China improves space-based observation of Earth

BEIJING, Dec. 10 (Xinhua) -- China has greatly improved its ability to observe the Earth from space with a series of high-resolution remote sensing satellites sent into orbit over the past nine years, according to the China National Space Administration (CNSA).


File photo: VCG

The satellites, belonging to China's high-resolution Earth observation project (Gaofen project) initiated in 2010, have formed a stable satellite remote sensing system, said Tong Xudong, chief designer of the project.

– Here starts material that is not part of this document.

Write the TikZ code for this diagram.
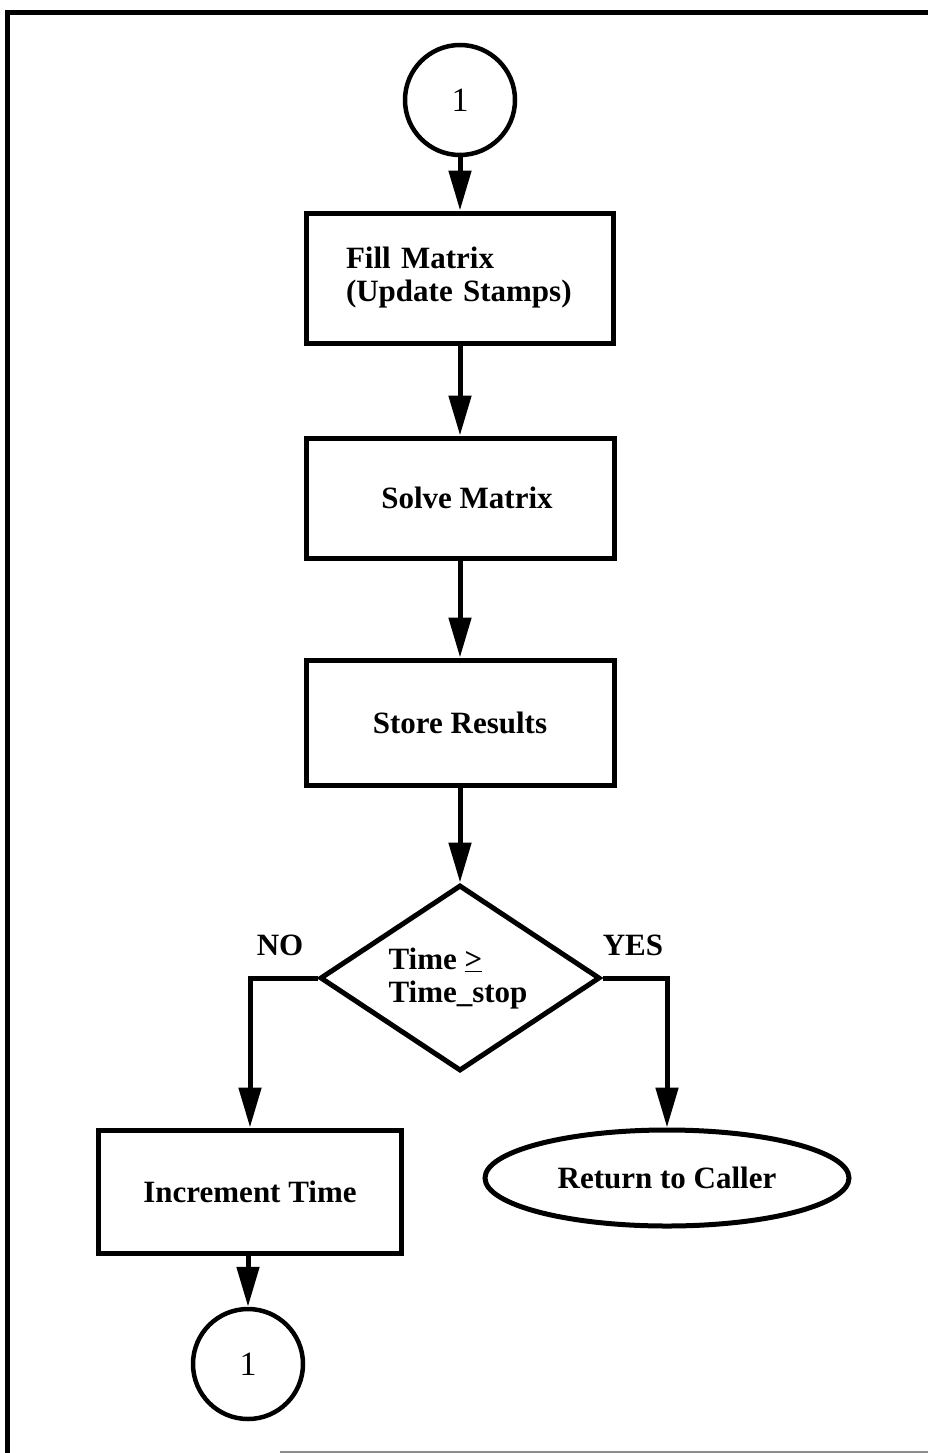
\documentclass[tikz,border=0pt]{standalone}
\usepackage{fontspec}
\setmainfont{Liberation Serif}
\usetikzlibrary{arrows.meta,shapes.geometric}
\begin{document}
\begin{tikzpicture}[x=1pt,y=-1pt,
  txt/.style={font=\fontsize{31}{33}\selectfont\bfseries},
  stepbox/.style={draw,line width=5pt,inner sep=0pt,txt},
  connector/.style={draw,circle,line width=4.5pt,minimum size=110pt,inner sep=0pt,
    font=\fontsize{34}{36}\selectfont},
  flow/.style={line width=5pt,-{Triangle[length=40pt,width=22pt]}},
  frameline/.style={line width=5pt}
]
\useasboundingbox (0,0) rectangle (928,1453);

% outer frame
\coordinate (fa) at (7.5,1453);
\coordinate (fb) at (7.5,12.5);
\coordinate (fc) at (928,12.5);
\draw[frameline] (fa) -- (fb) -- (fc);
\coordinate (ga) at (280,1451.5);
\coordinate (gb) at (928,1451.5);
\draw[line width=2pt,black!45] (ga) -- (gb);

% main column
\node[connector] (top) at (460,100) {1};
\node[stepbox,minimum width=307pt,minimum height=130pt,text width=228pt,align=left]
  (fill) at (460,278) {Fill Matrix\\(Update Stamps)};
\node[stepbox,minimum width=308pt,minimum height=120pt] (solve) at (460,498)
  {\hspace*{14pt}Solve Matrix};
\node[stepbox,minimum width=308pt,minimum height=125pt] (store) at (460,722.5)
  {Store Results};

% decision
\node[draw,diamond,line width=5pt,inner sep=0pt,minimum width=280pt,minimum height=186pt]
  (dec) at (460,978) {};
\node[txt,align=left,inner sep=0pt] (dectxt) at (458,979)
  {Time \underline{>}\\Time\_stop};

% branches
\node[stepbox,minimum width=303pt,minimum height=123pt] (inc) at (250,1191.5)
  {Increment Time};
\node[draw,ellipse,line width=5pt,inner sep=0pt,minimum width=364pt,minimum height=96pt,txt]
  (ret) at (667,1178) {Return to Caller};
\node[connector] (bot) at (248,1364) {1};

\node[txt,anchor=base] (no) at (280,955) {NO};
\node[txt,anchor=base] (yes) at (633,955) {YES};

% connectors
\draw[flow] (top) -- (fill);
\draw[flow] (fill) -- (solve);
\draw[flow] (solve) -- (store);
\draw[flow] (store) -- (dec.north);
\draw[flow] (dec.west) -| (inc.north);
\draw[flow] (dec.east) -| (ret.north);
\draw[flow] (inc.south -| bot) -- (bot);
\end{tikzpicture}
\end{document}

The project has increased the resolution of China's low-earth orbit remote sensing satellites from 2.1 meters to 0.65 meter, and the resolution of China's geostationary orbit remote sensing satellites improved from kilometer-level to 50 meters, Tong said.

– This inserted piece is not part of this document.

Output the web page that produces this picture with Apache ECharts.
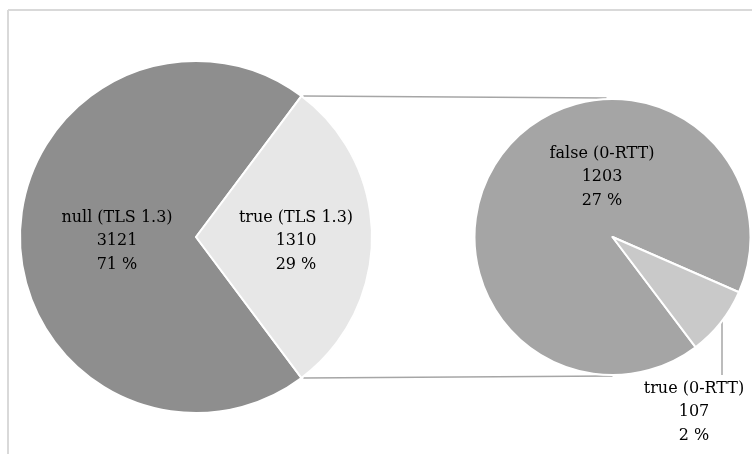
<!DOCTYPE html>
<html>
<head>
<meta charset="utf-8">
<script src="https://cdn.jsdelivr.net/npm/echarts@6/dist/echarts.min.js"></script>
<style>
  html, body { margin: 0; padding: 0; background: #fff; }
  #chart { width: 752px; height: 454px; }
</style>
</head>
<body>
<div id="chart"></div>
<script>
// TLS 1.3 handshakes, and the split of the TLS 1.3 ones by 0-RTT use
const mainNames = ['null (TLS 1.3)', 'true (TLS 1.3)'];
const mainValues = [3121, 1310];
const mainPercents = [71, 29];

const subNames = ['false (0-RTT)', 'true (0-RTT)'];
const subValues = [1203, 107];
const subPercents = [27, 2];

const mainColors = ['#8e8e8e', '#e7e7e7'];
const subColors = ['#a5a5a5', '#c9c9c9'];

// layout of the two pies (pixels)
const C1 = [196, 237], R1 = 176;
const C2 = [612.5, 237], R2 = 138;

const FONT = 'DejaVu Serif';
const deg = Math.PI / 180;

const mainTotal = mainValues.reduce((a, b) => a + b, 0);
const subTotal = subValues.reduce((a, b) => a + b, 0);

// the exploded slice ("true") is centred on the right-hand side of the main pie
const halfSpan = mainValues[1] / mainTotal * 180;
const mainStart = halfSpan + mainValues[0] / mainTotal * 360;

// second pie: the small slice sits at the lower right
const subSmallStart = -23.6;
const subStart = subSmallStart + subValues[0] / subTotal * 360;

function labelText(names, values, pcts) {
  return function (p) {
    return names[p.dataIndex] + '\n' + values[p.dataIndex] + '\n' + pcts[p.dataIndex] + ' %';
  };
}

const labelStyle = {
  fontFamily: FONT,
  fontSize: 16,
  lineHeight: 23.5,
  color: '#000',
  align: 'center'
};

// label anchors, relative to each pie's centre
const mainLabelPos = [[-79, 4], [100, 4]];
const subLabelPos = [[-10.5, -60], [81.5, 175]];

// connector lines from the edges of the exploded slice to the second pie
const topStart = [C1[0] + R1 * Math.cos(halfSpan * deg), C1[1] - R1 * Math.sin(halfSpan * deg)];
const botStart = [C1[0] + R1 * Math.cos(halfSpan * deg), C1[1] + R1 * Math.sin(halfSpan * deg)];
const topEnd = [C2[0], C2[1] - R2];
const botEnd = [C2[0], C2[1] + R2];

// leader line for the small slice label
const leaderX = C2[0] + 109.5;
const leaderTop = C2[1] + Math.sqrt(R2 * R2 - 109.5 * 109.5);
const leaderBottom = C2[1] + subLabelPos[1][1] - 37;

const chart = echarts.init(document.getElementById('chart'), null, { renderer: 'canvas' });

chart.setOption({
  backgroundColor: '#ffffff',
  animation: false,
  graphic: [
    { type: 'line', shape: { x1: 8, y1: 10, x2: 760, y2: 10 }, style: { stroke: '#d9d9d9', lineWidth: 2 }, silent: true },
    { type: 'line', shape: { x1: 8, y1: 10, x2: 8, y2: 460 }, style: { stroke: '#d9d9d9', lineWidth: 2 }, silent: true },
    { type: 'line', shape: { x1: topStart[0] + 2, y1: topStart[1], x2: topEnd[0] - 6, y2: topEnd[1] - 1 }, style: { stroke: '#a6a6a6', lineWidth: 1.5 }, silent: true, z: 1 },
    { type: 'line', shape: { x1: botStart[0] + 2, y1: botStart[1], x2: botEnd[0], y2: botEnd[1] + 1 }, style: { stroke: '#a6a6a6', lineWidth: 1.5 }, silent: true, z: 1 },
    { type: 'line', shape: { x1: leaderX, y1: leaderTop, x2: leaderX, y2: leaderBottom }, style: { stroke: '#a6a6a6', lineWidth: 1.5 }, silent: true, z: 1 }
  ],
  series: [
    {
      type: 'pie',
      center: C1,
      radius: [0, R1],
      startAngle: mainStart,
      clockwise: true,
      avoidLabelOverlap: false,
      itemStyle: { borderColor: '#ffffff', borderWidth: 2 },
      label: Object.assign({ show: true, position: 'inside', formatter: labelText(mainNames, mainValues, mainPercents) }, labelStyle),
      labelLine: { show: false },
      labelLayout: function (p) {
        const o = mainLabelPos[p.dataIndex];
        return { x: C1[0] + o[0], y: C1[1] + o[1], align: 'center', verticalAlign: 'middle' };
      },
      emphasis: { disabled: true },
      data: mainNames.map((n, i) => ({ name: n, value: mainValues[i], itemStyle: { color: mainColors[i] } }))
    },
    {
      type: 'pie',
      center: C2,
      radius: [0, R2],
      startAngle: subStart,
      clockwise: true,
      avoidLabelOverlap: false,
      itemStyle: { borderColor: '#ffffff', borderWidth: 2 },
      label: Object.assign({ show: true, position: 'inside', formatter: labelText(subNames, subValues, subPercents) }, labelStyle),
      labelLine: { show: false },
      labelLayout: function (p) {
        const o = subLabelPos[p.dataIndex];
        return { x: C2[0] + o[0], y: C2[1] + o[1], align: 'center', verticalAlign: 'middle' };
      },
      emphasis: { disabled: true },
      data: subNames.map((n, i) => ({ name: n, value: subValues[i], itemStyle: { color: subColors[i] } }))
    }
  ]
});
</script>
</body>
</html>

The satellites, covering different observation bands, are deployed in different orbits, giving China a preliminary ability for all-weather and round-the-clock observation, said Tong.
Launched on April 26, 2013, Gaofen-1 can cover the globe in four days, with an observation ability of medium resolution and wide coverage.
Gaofen-2, sent into space on August 19, 2014, has two cameras with a resolution less than one meter, boosting China's civil-use remote sensing satellite to sub-meter level.
Gaofen-4, launched on Dec. 29, 2015, is China's first geosynchronous orbit high-definition optical imaging satellite.
Gaofen-3, launched on August 10, 2016, is China's first synthetic aperture radar imaging satellite.
Gaofen-5, launched on May 9, 2018, has a spectral resolution greater than 5 nanometers, and is the world's first satellite to realize hyperspectral comprehensive observation of land and atmosphere.
Gaofen-6, launched on June 2, 2018, has a similar function to Gaofen-1, but with better cameras, and can cover the globe in just two days.
Gaofen-7, launched on Nov. 3, 2019, is China's first civil-use optical transmission three-dimensional surveying and mapping satellite that reaches the sub-meter level.
The project has helped reduce China's dependence on foreign remote sensing satellite data, replacing almost 80 percent of foreign data, said Tong.
Data from the Gaofen satellites has been widely used in more than 20 industries across China.
The project has also promoted China's aerospace cooperation with countries including Russia, Brazil, Egypt and India, as well as international organizations, and helped serve countries participating in the Belt and Road Initiative.
CNSA recently announced it would make the 16-meter resolution data obtained by the Gaofen-1 and Gaofen-6 satellites available to global users.